Je suis au paradis. Ou plutôt In Paradisum, mouvement à mes yeux le plus émouvant du «Requiem» de Fauré. C'est Vendredi saint et la collégiale de Neuchâtel pleure. L'?uvre invite à penser aux disparus, et à moi comme à vous, des êtres manquent. Et dans le même temps, elle rayonne, cette église, d'une tristesse lumineuse qui berce, qui enveloppe. L'auditeur frissonne tout en se blottissant dans des bras mystérieux et protecteurs.
Pourquoi donc aimé-je autant les musiques toutes de mélancolie? Seul un chagrin diffus autoriserait-il une forme de félicité? D'exaltation?
Non. Le lendemain, mon regard croise celui de mon fils qui, à ce moment-là, exulte autant que moi. J'ai même l'impression qu'il est surpris de me voir manifester ainsi ma joie. C'est vrai, cette émotion-là n'est pas de la même nature. Elle n'a pas la même intensité, la même profondeur. Encore moins faut-il parler de spiritualité. Mais frisson il y a.

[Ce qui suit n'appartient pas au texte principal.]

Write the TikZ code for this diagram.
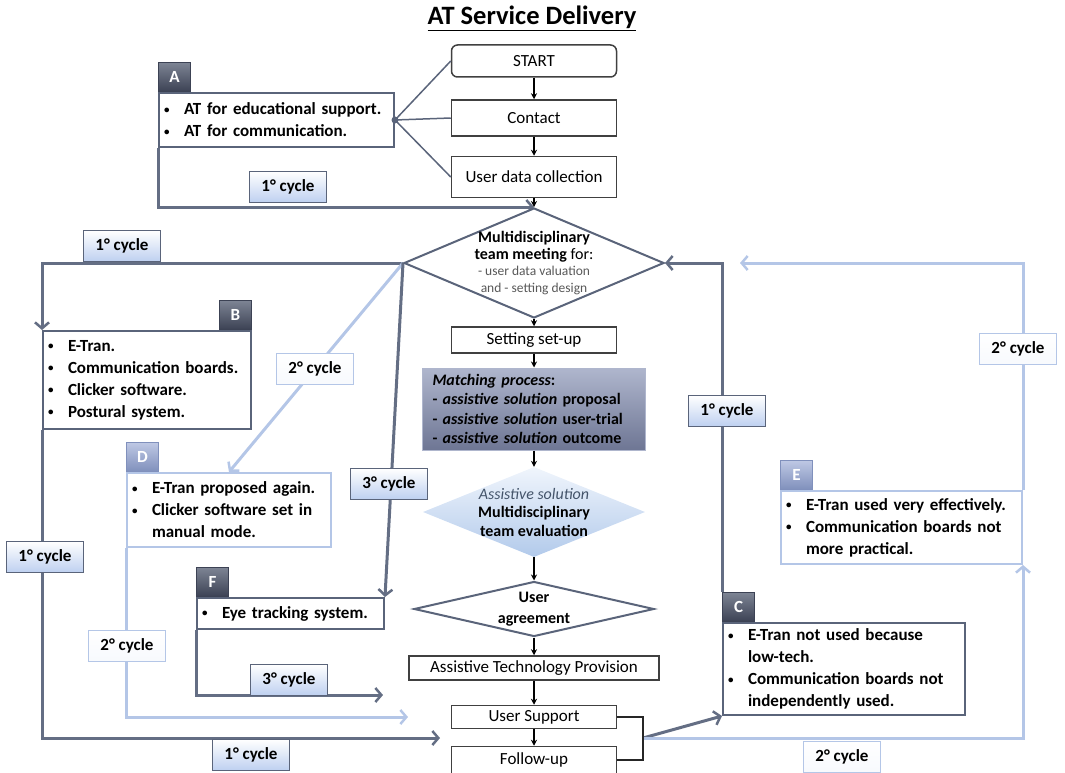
\documentclass[tikz,border=0pt]{standalone}
\usepackage{fontspec}
\setmainfont{Carlito}
\usetikzlibrary{backgrounds, shapes.geometric, positioning, arrows.meta}

\definecolor{slate}{RGB}{90,100,122}
\definecolor{cycdark}{RGB}{100,110,132}
\definecolor{cyclight}{RGB}{180,198,231}
\definecolor{flowgray}{RGB}{64,64,64}
\definecolor{headtop}{RGB}{125,132,148}
\definecolor{headbot}{RGB}{60,66,84}
\definecolor{headltop}{RGB}{190,200,228}
\definecolor{headlbot}{RGB}{128,144,188}
\definecolor{labblue}{RGB}{190,208,240}
\definecolor{matchtop}{RGB}{175,182,205}
\definecolor{matchbot}{RGB}{110,118,148}
\definecolor{evaltop}{RGB}{240,245,252}
\definecolor{evalbot}{RGB}{178,202,235}
\definecolor{evaltext}{RGB}{68,84,106}
\definecolor{smalltext}{RGB}{89,89,89}

\newcommand{\bul}{\makebox[20pt][l]{\raisebox{1.5pt}{\fontsize{11}{11}\selectfont\textbullet}}}
\newcommand{\ind}{\hspace*{20pt}}

\begin{document}
\begin{tikzpicture}[
          x=1pt, y=-1pt,
          flowbox/.style={draw=flowgray, line width=1.5pt, fill=white, minimum width=165pt, inner sep=2pt, font=\fontsize{17}{20}\selectfont},
          flowarrow/.style={draw=black, line width=1.4pt, -{Stealth[length=6pt,width=6pt]}},
          notebox/.style={draw=slate, line width=2pt, fill=white, anchor=north west, align=left, text width=#1, inner xsep=5pt, inner ysep=2pt, font=\bfseries\fontsize{17}{22}\selectfont},
          lightbox/.style={draw=cyclight},
          darkhead/.style={draw=headbot, line width=1pt, top color=headtop, bottom color=headbot, text=white, anchor=south west, minimum width=32pt, minimum height=29pt, inner sep=0pt, font=\bfseries\fontsize{17}{20}\selectfont},
          lighthead/.style={darkhead, draw=headlbot, top color=headltop, bottom color=headlbot},
          cyclab/.style={draw=slate, line width=1.5pt, top color=white, bottom color=labblue, minimum width=77pt, minimum height=31pt, inner sep=0pt, font=\bfseries\fontsize{17}{20}\selectfont},
          cyclablight/.style={cyclab, draw=cyclight, top color=white, bottom color=white!88!labblue},
          darkline/.style={draw=cycdark, line width=3pt, -{Straight Barb[length=6pt,width=14pt,line width=2.5pt]}},
          lightline/.style={darkline, draw=cyclight},
          meetdiamond/.style={diamond, draw=slate, line width=2pt, fill=white, inner sep=0pt, minimum width=260pt, minimum height=110pt},
          evaldiamond/.style={diamond, top color=evaltop, bottom color=evalbot, inner sep=0pt, minimum width=222pt, minimum height=90pt},
          agreediamond/.style={diamond, draw=slate, line width=2pt, fill=white, inner sep=0pt, minimum width=240pt, minimum height=55pt}
        ]
  \useasboundingbox (0,0) rectangle (1065,773);

  \node[font=\bfseries\fontsize{26.5}{30}\selectfont] (title) at (532,18) {\underline{AT Service Delivery}};

  % main flow
  \node[flowbox, rounded corners=6pt, minimum height=32pt] (start) at (534,61) {START};
  \node[flowbox, minimum height=36pt] (contact) at (534,118) {Contact};
  \node[flowbox, minimum height=41pt] (userdata) at (534,177) {User data collection};
  \node[meetdiamond] (meeting) at (534,263) {};
  \node[align=center, text=smalltext, font=\fontsize{13.5}{16.5}\selectfont] (meetingtext) at (meeting.center)
    {{\color{black}\bfseries\fontsize{16}{16}\selectfont Multidisciplinary}\\
     {\color{black}\fontsize{16}{16}\selectfont\textbf{team meeting} for:}\\
     - user data valuation\\ and - setting design};
  \node[flowbox, minimum height=26pt] (setup) at (534,340) {Setting set-up};
  \node[draw=matchtop, line width=1pt, top color=matchtop, bottom color=matchbot, minimum width=223pt, minimum height=82pt,
        text width=203pt, inner xsep=10pt, align=left, font=\bfseries\fontsize{16}{19.5}\selectfont] (matching) at (534,409)
    {{\itshape Matching process}:\\
     - {\itshape assistive solution} proposal\\
     - {\itshape assistive solution} user-trial\\
     - {\itshape assistive solution} outcome};
  \node[evaldiamond] (evaluation) at (534,512) {};
  \node[align=center, font=\fontsize{16}{18.5}\selectfont] (evaluationtext) at (evaluation.center)
    {{\color{evaltext}\itshape Assistive solution}\\ \textbf{Multidisciplinary}\\ \textbf{team evaluation}};
  \node[agreediamond] (agreement) at (534,609) {};
  \node[align=center, font=\bfseries\fontsize{16}{21}\selectfont] (agreementtext) at (agreement.center) {User\\ agreement};
  \node[flowbox, minimum width=250pt, minimum height=24pt] (provision) at (534,668) {Assistive Technology Provision};
  \node[flowbox, minimum height=23pt] (support) at (534,717) {User Support};
  \node[flowbox, minimum height=27pt] (followup) at (534,760) {Follow-up};

  \draw[flowarrow] (start) -- (contact);
  \draw[flowarrow] (contact) -- (userdata);
  \draw[flowarrow] (userdata) -- (meeting);
  \draw[flowarrow] (meeting) -- (setup);
  \draw[flowarrow] (setup) -- (matching);
  \draw[flowarrow] (matching) -- (evaluation);
  \draw[flowarrow] (evaluation) -- (agreement);
  \draw[flowarrow] (agreement) -- (provision);
  \draw[flowarrow] (provision) -- (support);
  \draw[flowarrow] (support) -- (followup);
  \coordinate (brk) at (643,738);
  \draw[draw=black!85, line width=2pt] (support.east) -| (brk) |- (followup.east);

  % note boxes
  \node[notebox=225pt, minimum height=54pt] (abox) at (158,92)
    {\bul AT for educational support.\\ \bul AT for communication.};
  \node[darkhead] (ahead) at (abox.north west) {A};
  \node[notebox=198pt, minimum height=98pt] (bbox) at (42,330)
    {\bul E-Tran.\\ \bul Communication boards.\\ \bul Clicker software.\\ \bul Postural system.};
  \node[darkhead, anchor=south east] (bhead) at (bbox.north east) {B};
  \node[notebox=232pt, minimum height=92pt] (cbox) at (722,622)
    {\bul E-Tran not used because\\ \ind low-tech.\\ \bul Communication boards not\\ \ind independently used.};
  \node[darkhead] (chead) at (cbox.north west) {C};
  \node[notebox=194pt, lightbox, minimum height=74pt] (dbox) at (126,472)
    {\bul E-Tran proposed again.\\ \bul Clicker software set in\\ \ind manual mode.};
  \node[lighthead] (dhead) at (dbox.north west) {D};
  \node[notebox=231pt, lightbox, minimum height=73pt] (ebox) at (780,490)
    {\bul E-Tran used very effectively.\\ \bul Communication boards not\\ \ind more practical.};
  \node[lighthead] (ehead) at (ebox.north west) {E};
  \node[notebox=177pt, minimum height=31pt] (fbox) at (196,597) {\bul Eye tracking system.};
  \node[darkhead] (fhead) at (fbox.north west) {F};

  % links from A
  \draw[draw=slate, line width=1.5pt] (abox.east) -- (start.west);
  \draw[draw=slate, line width=1.5pt] (abox.east) -- (contact.west);
  \draw[draw=slate, line width=1.5pt] (abox.east) -- (userdata.west);
  \fill[slate] (abox.east) circle (3.5pt);

  % cycle labels
  \node[cyclab] (cyclea) at (288,187) {1° cycle};
  \node[cyclab] (cycleb) at (122,246) {1° cycle};
  \node[cyclab] (cyclebdown) at (45,557) {1° cycle};
  \node[cyclab] (cyclebottom) at (251,755) {1° cycle};
  \node[cyclab] (cyclec) at (727,411) {1° cycle};
  \node[cyclablight] (cycled) at (315,369) {2° cycle};
  \node[cyclablight] (cycledown) at (127,646) {2° cycle};
  \node[cyclablight] (cyclee) at (842,757) {2° cycle};
  \node[cyclablight] (cycleeup) at (1018,349) {2° cycle};
  \node[cyclab] (cyclef) at (389,484) {3° cycle};
  \node[cyclab] (cyclefdown) at (289,680) {3° cycle};

  % cycle connectors
  \coordinate (backb) at (440,738);
  \coordinate (backd) at (408,717);
  \coordinate (backf) at (383,695);
  \coordinate (backe) at (740,263);
  \begin{scope}[on background layer]
    \draw[darkline] (abox.south west) |- (meeting.north);
    \draw[darkline] (meeting.west) -| (bbox.north west);
    \draw[darkline] (bbox.south west) |- (backb);
    \draw[lightline] (meeting.west) -- (dbox.north);
    \draw[lightline] (dbox.south west) |- (backd);
    \draw[darkline] (meeting.west) -- (fbox.north east);
    \draw[darkline] (fbox.south west) |- (backf);
    \draw[darkline] (chead.north west) |- (meeting.east);
    \draw[darkline] (brk) -- (cbox.south west);
    \draw[lightline] (brk) -| (ebox.south east);
    \draw[lightline] (ebox.north east) |- (backe);
  \end{scope}
\end{tikzpicture}
\end{document}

Quel moment-là? En ce samedi, au stade de la Maladière, une équipe vêtue de rouge et de noir vient de marquer. Elle joue bien, s'engage à en perdre haleine, fait plaisir à son public. Me fait plaisir. Et je pourrais dire ici d'autres émotions, beaucoup plus fortes, dans cette même enceinte comme ailleurs, récentes comme anciennes, d'autres Paradisum qui sentent bon le jeu, l'effort, la victoire.
Les bonheurs compliqués, c'est bien. Les bonheurs simples aussi.